Hierarchical and Stochastic Crystallization Learning: Geometrically Leveraged Nonparametric Regression with Delaunay Triangulation
Authors: Jiaqi Gu, Guosheng Yin
JMLR 2025 | Venue PDF | Archive PDF | Plain Text | LLM Run Details
| Reproducibility Variable | Result | LLM Response |
|---|---|---|
| Research Type | Experimental | We study the asymptotic properties of our method and conduct numerical experiments on both synthetic and real data to demonstrate the advantages of our method over the existing ones. |
| Researcher Affiliation | Academia | Jiaqi Gu EMAIL Department of Mathematics and Statistics University of South Florida Tampa, FL 33620, USA Guosheng Yin EMAIL Department of Statistics and Actuarial Science School of Computing and Data Science University of Hong Kong Hong Kong SAR, China |
| Pseudocode | Yes | Algorithm 1 DELAUNAYSPARSE (Chang et al., 2020) ... Algorithm 2 Crystallization search ... Algorithm 3 Stochastic crystallization search |
| Open Source Code | No | The paper discusses various algorithms (Algorithm 1, 2, 3) and compares methods but does not provide any explicit statement about releasing its own implementation code or a link to a code repository. The license link provided is for the paper itself, not the code. |
| Open Datasets | Yes | We conduct numerical experiments on both synthetic and real data... apply the deterministic crystallization learning to several real data sets from the UCI repository. The critical assessment of protein structure prediction (CASP) data set (Betancourt and Skolnick, 2001)... The Concrete data set (Yeh, 1998)... Parkinson s telemonitoring data set... We also apply the hierarchical crystallization learning to the Year Prediction MSD data set from the UCI repository. |
| Dataset Splits | Yes | For each data set, we simulate 100 training data sets {(xi, yi) : i = 1, . . . , n} under different values of sample size n and dimension d. For each training data set, we evaluate the prediction performance of our method on 100 randomly generated target points z1, . . . , z100. ... For each data set, we take 100 bootstrap samples without replacement of size n (n = 200, 500, 1000 or 2000) for training and 100 bootstrap samples of size 100 for testing. |
| Hardware Specification | No | The paper does not provide specific hardware details such as GPU models, CPU models, or cloud computing instance types used for running the experiments.
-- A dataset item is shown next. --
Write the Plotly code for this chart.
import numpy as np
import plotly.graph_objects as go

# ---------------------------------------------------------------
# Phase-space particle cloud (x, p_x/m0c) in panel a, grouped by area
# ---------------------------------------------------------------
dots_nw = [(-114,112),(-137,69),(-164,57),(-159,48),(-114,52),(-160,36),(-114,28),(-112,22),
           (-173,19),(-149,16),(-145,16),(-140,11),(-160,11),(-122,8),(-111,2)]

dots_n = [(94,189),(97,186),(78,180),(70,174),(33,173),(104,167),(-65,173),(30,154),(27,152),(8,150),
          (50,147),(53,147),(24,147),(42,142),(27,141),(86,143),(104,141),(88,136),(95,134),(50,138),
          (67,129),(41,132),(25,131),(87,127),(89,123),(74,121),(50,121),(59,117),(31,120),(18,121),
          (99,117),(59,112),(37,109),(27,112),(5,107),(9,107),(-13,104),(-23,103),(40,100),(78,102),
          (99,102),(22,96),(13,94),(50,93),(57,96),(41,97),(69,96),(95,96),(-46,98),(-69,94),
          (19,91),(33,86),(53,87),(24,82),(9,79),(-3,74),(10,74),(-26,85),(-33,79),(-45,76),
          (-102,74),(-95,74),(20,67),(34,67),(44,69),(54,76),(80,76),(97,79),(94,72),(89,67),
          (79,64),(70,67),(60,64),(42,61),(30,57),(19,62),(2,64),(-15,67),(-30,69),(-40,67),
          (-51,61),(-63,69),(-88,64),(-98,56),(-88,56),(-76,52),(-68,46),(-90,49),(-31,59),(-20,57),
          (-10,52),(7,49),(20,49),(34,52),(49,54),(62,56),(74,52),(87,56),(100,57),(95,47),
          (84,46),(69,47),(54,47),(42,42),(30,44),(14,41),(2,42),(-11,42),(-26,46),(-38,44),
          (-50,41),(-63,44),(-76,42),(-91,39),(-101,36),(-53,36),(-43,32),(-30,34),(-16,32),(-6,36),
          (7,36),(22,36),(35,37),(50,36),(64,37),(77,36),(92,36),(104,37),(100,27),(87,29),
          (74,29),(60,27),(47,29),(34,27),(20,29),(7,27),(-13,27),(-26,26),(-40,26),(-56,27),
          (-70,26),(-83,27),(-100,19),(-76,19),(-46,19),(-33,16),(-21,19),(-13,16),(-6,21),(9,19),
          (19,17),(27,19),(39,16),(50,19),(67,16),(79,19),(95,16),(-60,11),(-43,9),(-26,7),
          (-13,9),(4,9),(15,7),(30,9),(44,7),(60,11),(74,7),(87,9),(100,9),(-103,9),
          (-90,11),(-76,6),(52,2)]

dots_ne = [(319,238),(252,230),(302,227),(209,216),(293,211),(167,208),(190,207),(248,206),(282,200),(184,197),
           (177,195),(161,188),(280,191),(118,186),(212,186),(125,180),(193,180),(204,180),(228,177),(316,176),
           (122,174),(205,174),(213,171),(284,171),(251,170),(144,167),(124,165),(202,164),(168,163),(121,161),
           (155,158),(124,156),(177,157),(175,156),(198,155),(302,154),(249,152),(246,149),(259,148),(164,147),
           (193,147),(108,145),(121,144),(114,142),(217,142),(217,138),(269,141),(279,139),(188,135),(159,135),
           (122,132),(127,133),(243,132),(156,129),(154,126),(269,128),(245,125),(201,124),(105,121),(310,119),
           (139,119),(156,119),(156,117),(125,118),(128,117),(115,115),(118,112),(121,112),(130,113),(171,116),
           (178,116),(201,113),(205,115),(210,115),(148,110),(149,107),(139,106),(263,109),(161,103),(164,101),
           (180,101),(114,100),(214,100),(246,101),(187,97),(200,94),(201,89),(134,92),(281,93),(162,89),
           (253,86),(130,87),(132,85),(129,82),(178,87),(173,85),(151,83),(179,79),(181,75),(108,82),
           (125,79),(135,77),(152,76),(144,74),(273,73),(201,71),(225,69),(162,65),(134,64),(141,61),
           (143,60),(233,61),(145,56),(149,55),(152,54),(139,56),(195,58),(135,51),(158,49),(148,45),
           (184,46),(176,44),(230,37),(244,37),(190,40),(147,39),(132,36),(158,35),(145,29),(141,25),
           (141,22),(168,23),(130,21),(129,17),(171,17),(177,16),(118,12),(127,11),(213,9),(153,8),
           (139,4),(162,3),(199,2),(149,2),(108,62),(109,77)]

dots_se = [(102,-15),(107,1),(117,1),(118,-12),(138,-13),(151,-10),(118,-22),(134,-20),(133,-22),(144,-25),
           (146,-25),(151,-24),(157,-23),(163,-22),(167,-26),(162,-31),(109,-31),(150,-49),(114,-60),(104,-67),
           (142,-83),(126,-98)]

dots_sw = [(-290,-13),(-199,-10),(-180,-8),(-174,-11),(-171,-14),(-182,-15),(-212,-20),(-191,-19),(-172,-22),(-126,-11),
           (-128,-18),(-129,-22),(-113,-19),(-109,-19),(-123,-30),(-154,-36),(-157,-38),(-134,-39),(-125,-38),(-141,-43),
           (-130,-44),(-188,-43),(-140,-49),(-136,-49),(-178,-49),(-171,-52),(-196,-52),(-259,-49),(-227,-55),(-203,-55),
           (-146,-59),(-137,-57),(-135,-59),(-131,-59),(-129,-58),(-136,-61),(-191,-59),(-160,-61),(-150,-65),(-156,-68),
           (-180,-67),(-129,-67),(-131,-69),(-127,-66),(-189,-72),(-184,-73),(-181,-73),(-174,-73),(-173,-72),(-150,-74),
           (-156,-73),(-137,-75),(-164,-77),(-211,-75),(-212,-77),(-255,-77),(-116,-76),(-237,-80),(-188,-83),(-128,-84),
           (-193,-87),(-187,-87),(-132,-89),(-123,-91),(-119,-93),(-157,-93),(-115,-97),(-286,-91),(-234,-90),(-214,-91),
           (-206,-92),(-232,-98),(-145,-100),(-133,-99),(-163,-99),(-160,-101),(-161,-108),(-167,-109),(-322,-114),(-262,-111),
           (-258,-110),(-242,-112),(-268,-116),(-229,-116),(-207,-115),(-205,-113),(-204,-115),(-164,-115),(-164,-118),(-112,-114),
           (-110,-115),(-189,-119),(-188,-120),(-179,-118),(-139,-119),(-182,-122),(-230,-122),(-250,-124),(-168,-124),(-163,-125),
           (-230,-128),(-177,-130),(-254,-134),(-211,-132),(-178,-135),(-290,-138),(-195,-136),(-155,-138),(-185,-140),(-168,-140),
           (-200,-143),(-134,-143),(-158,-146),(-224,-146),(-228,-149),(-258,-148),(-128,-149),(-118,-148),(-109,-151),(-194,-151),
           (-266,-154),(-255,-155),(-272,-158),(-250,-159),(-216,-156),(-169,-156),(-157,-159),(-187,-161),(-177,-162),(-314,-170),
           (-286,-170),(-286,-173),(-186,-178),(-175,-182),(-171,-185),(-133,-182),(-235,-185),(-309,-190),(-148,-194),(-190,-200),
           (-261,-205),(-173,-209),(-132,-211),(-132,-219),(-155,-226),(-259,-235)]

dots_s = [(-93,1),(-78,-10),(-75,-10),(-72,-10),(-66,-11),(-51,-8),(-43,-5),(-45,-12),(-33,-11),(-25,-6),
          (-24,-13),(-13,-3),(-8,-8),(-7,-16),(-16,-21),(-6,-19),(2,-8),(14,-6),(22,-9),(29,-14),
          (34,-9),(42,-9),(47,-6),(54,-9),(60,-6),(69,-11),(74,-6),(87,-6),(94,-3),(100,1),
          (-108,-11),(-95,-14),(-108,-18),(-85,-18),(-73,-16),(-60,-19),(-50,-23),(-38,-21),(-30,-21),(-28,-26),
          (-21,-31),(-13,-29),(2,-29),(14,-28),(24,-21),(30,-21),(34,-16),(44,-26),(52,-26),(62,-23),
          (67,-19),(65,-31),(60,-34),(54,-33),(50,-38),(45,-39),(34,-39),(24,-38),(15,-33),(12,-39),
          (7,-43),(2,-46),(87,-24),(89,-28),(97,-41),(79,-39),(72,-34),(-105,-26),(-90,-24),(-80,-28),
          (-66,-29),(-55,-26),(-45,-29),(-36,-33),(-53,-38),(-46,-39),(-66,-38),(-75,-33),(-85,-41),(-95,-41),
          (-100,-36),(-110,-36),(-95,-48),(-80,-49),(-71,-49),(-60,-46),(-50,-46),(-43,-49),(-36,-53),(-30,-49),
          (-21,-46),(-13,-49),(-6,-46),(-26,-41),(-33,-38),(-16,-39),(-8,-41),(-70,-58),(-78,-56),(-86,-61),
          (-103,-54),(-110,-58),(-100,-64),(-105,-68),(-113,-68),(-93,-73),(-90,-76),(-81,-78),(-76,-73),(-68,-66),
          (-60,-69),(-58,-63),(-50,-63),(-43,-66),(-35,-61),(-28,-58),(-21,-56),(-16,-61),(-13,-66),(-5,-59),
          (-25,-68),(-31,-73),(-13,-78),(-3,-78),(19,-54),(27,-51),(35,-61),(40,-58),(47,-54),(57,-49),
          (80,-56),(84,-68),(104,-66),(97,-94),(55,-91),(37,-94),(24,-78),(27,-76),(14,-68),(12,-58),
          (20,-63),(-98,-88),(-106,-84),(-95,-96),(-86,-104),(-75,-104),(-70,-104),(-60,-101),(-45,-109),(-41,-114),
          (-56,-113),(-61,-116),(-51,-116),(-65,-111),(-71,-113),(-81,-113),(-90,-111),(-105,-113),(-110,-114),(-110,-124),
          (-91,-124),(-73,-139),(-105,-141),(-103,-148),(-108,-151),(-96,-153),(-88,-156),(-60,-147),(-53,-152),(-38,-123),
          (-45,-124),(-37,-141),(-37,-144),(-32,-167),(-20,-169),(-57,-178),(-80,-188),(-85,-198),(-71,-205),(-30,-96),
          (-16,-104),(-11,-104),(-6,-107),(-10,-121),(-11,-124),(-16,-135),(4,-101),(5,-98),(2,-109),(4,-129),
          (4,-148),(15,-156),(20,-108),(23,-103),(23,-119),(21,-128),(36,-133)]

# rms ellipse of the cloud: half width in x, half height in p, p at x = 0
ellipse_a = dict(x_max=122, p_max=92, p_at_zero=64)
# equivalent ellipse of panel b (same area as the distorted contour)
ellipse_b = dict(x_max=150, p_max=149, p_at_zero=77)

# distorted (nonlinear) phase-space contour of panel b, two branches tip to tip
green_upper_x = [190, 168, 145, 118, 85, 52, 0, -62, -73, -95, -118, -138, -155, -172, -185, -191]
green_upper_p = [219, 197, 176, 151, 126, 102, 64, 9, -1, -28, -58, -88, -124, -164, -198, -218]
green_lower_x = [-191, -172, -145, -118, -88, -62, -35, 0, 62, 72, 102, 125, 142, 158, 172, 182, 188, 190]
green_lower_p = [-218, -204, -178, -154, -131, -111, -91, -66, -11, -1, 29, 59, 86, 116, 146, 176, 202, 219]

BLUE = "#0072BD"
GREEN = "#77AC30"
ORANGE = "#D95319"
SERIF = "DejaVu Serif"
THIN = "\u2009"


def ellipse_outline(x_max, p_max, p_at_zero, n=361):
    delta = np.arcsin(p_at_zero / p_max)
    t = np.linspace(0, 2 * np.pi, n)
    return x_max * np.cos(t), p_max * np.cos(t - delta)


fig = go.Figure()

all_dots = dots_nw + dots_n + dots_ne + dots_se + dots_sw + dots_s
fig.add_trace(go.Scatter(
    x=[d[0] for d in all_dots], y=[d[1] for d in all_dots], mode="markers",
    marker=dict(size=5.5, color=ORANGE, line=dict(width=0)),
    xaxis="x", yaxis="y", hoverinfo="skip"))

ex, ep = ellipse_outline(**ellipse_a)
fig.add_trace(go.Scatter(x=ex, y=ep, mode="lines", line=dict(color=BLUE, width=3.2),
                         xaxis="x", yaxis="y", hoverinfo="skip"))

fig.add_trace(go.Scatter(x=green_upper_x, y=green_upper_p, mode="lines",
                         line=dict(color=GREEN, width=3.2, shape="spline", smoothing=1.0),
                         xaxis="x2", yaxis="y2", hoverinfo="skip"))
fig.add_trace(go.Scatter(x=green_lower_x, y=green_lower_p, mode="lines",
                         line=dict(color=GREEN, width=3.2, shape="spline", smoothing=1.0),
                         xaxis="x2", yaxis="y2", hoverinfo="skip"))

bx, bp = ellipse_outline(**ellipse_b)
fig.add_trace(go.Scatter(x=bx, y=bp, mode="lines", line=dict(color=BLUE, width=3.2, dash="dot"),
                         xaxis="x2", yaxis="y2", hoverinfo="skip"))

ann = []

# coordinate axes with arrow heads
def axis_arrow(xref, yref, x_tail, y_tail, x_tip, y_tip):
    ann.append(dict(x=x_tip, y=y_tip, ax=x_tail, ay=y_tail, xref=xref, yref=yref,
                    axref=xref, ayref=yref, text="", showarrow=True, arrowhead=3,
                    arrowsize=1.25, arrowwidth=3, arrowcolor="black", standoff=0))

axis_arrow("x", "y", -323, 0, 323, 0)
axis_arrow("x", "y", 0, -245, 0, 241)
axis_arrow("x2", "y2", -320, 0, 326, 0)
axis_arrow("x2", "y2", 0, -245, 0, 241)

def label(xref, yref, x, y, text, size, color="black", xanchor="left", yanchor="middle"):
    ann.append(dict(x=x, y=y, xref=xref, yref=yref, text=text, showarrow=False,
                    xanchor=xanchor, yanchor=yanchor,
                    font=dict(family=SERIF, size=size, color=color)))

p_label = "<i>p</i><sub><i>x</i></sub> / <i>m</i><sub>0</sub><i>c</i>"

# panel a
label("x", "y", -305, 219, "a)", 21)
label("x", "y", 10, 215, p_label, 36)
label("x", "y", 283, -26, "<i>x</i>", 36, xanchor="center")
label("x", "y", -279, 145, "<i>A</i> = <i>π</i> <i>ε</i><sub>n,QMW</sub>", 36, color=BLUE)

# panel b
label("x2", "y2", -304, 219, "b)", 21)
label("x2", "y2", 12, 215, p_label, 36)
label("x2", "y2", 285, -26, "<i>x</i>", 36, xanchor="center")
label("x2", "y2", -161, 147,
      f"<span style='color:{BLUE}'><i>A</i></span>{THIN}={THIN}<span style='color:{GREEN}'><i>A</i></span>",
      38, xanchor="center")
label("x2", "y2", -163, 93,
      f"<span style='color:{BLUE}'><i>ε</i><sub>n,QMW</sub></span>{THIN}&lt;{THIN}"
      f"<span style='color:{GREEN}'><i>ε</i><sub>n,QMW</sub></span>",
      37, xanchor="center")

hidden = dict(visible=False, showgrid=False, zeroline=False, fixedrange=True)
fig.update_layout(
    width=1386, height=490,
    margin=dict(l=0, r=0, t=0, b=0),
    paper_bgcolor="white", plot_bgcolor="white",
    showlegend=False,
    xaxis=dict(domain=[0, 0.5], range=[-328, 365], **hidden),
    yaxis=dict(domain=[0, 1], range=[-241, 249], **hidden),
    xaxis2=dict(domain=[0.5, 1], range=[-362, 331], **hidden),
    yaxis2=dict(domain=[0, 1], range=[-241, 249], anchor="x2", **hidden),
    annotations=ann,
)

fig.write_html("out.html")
It only refers to general 'computation time/power' in a theoretical context. |
| Software Dependencies | No | The paper mentions several methods and algorithms such as k-NN, local linear regression, kernel regression, Gaussian process models, and GAM (Generalized Additive Models, Hastie and Tibshirani (1990)), but it does not specify the version numbers of any software libraries, programming languages, or tools used for their implementation. |
| Experiment Setup | Yes | We implement the crystallization learning with L = 3 for d = 5, 10 and L = 2 for d = 20, 50... For k = 1, . . . , 100, we implement the stochastic crystallization learning to estimate µ(zk) with B = 100 randomly generated sets of simplicies under the energy distribution (5) with the maximal energy loss Λ = 0, 0.1, . . . , 3.0. ... We implement the two-layer hierarchical crystallization learning with n = 2C representative points and L = 2... |